BRIEF: Write out the entries below exactly, starting at the first line and stopping after the line that contains "var yTicks = [0.2, 0.4, 0.6, 0.8, 1.0, 1.2];"; skip all pictures.

DATA PROVIDED:

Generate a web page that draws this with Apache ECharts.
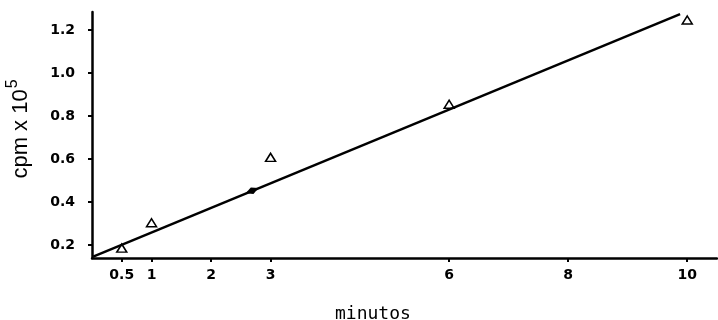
<!DOCTYPE html>
<html>
<head>
<meta charset="utf-8">
<script src="https://cdn.jsdelivr.net/npm/echarts@6/dist/echarts.min.js"></script>
<style>html,body{margin:0;padding:0;background:#fff}#c{width:718px;height:320px}</style>
</head>
<body>
<div id="c"></div>
<script>
// Data
var minutes = [0.5, 1, 3, 6, 10];
var cpm = [0.186, 0.304, 0.608, 0.855, 1.247];
var extraX = [2.69];
var extraY = [0.453];
var fitX = [0.02, 9.88];
var fitY = [0.146, 1.274];
var xTicks = [0.5, 1, 2, 3, 6, 8, 10];
var yTicks = [0.2, 0.4, 0.6, 0.8, 1.0, 1.2];

var chart = echarts.init(document.getElementById('c'), null, {renderer: 'canvas'});
var lblStyle = {color: '#000', fontFamily: 'DejaVu Sans', fontWeight: 'bold', fontSize: 14};
chart.setOption({
  backgroundColor: '#fff',
  animation: false,
  title: {
    text: 'minutos', left: 330, top: 300,
    textStyle: {fontFamily: 'DejaVu Sans Mono', fontWeight: 'normal', fontSize: 18, color: '#000'}
  },
  grid: {left: 92, right: 1, top: 12, bottom: 62, containLabel: false, outerBoundsMode: 'none'},
  xAxis: {
    type: 'value', min: 0, max: 10.5,
    axisLine: {show: true, lineStyle: {color: '#000', width: 2.5}},
    axisTick: {show: true, customValues: xTicks, length: 4, lineStyle: {color: '#000', width: 2}},
    axisLabel: Object.assign({customValues: xTicks, margin: 10, formatter: function (v) { return String(v); }}, lblStyle),
    splitLine: {show: false}
  },
  yAxis: {
    type: 'value', min: 0.14, max: 1.284,
    name: 'cpm x 10{sup|5}', nameLocation: 'middle', nameRotate: 90, nameGap: 55,
    nameTextStyle: {fontFamily: 'Liberation Sans', fontSize: 22, color: '#000', padding: [0, 0, 0, 12],
      rich: {sup: {fontFamily: 'Liberation Sans', fontSize: 16, color: '#000', padding: [0, 0, 16, 1]}}},
    axisLine: {show: true, lineStyle: {color: '#000', width: 2.5}},
    axisTick: {show: true, customValues: yTicks, length: 4, lineStyle: {color: '#000', width: 2}},
    axisLabel: Object.assign({customValues: yTicks, margin: 17, formatter: function (v) { return v.toFixed(1); }}, lblStyle),
    splitLine: {show: false}
  },
  series: [
    {
      type: 'line', data: fitX.map(function (x, i) { return [x, fitY[i]]; }),
      symbol: 'none', lineStyle: {color: '#000', width: 2.5}, z: 3
    },
    {
      type: 'scatter', data: minutes.map(function (x, i) { return [x, cpm[i]]; }),
      symbol: 'triangle', symbolSize: [10, 8],
      itemStyle: {color: '#fff', borderColor: '#000', borderWidth: 1.5, opacity: 1}, z: 2
    },
    {
      type: 'scatter', data: extraX.map(function (x, i) { return [x, extraY[i]]; }),
      symbol: 'diamond', symbolSize: [14, 7], symbolRotate: 22,
      itemStyle: {color: '#000', opacity: 1}, z: 4
    }
  ]
});
</script>
</body>
</html>
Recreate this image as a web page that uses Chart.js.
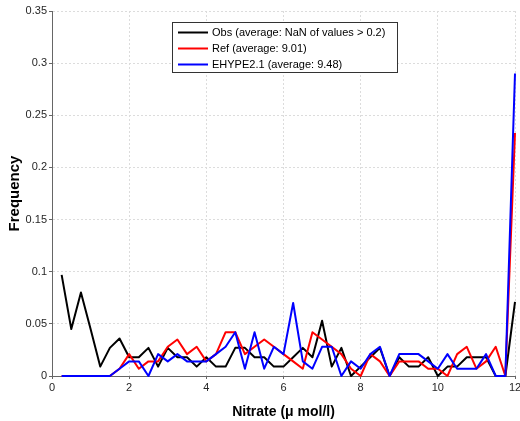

OUTPUT OF THE EXERCISE:
Generate a web page that draws this with Apache ECharts.
<!DOCTYPE html>
<html>
<head>
<meta charset="utf-8">
<script src="https://cdn.jsdelivr.net/npm/echarts@6/dist/echarts.min.js"></script>
<style>html,body{margin:0;padding:0;background:#fff}#c{width:718px;height:320px}</style>
</head>
<body>
<div id="c"></div>
<script>
// Data
var minutes = [0.5, 1, 3, 6, 10];
var cpm = [0.186, 0.304, 0.608, 0.855, 1.247];
var extraX = [2.69];
var extraY = [0.453];
var fitX = [0.02, 9.88];
var fitY = [0.146, 1.274];
var xTicks = [0.5, 1, 2, 3, 6, 8, 10];
var yTicks = [0.2, 0.4, 0.6, 0.8, 1.0, 1.2];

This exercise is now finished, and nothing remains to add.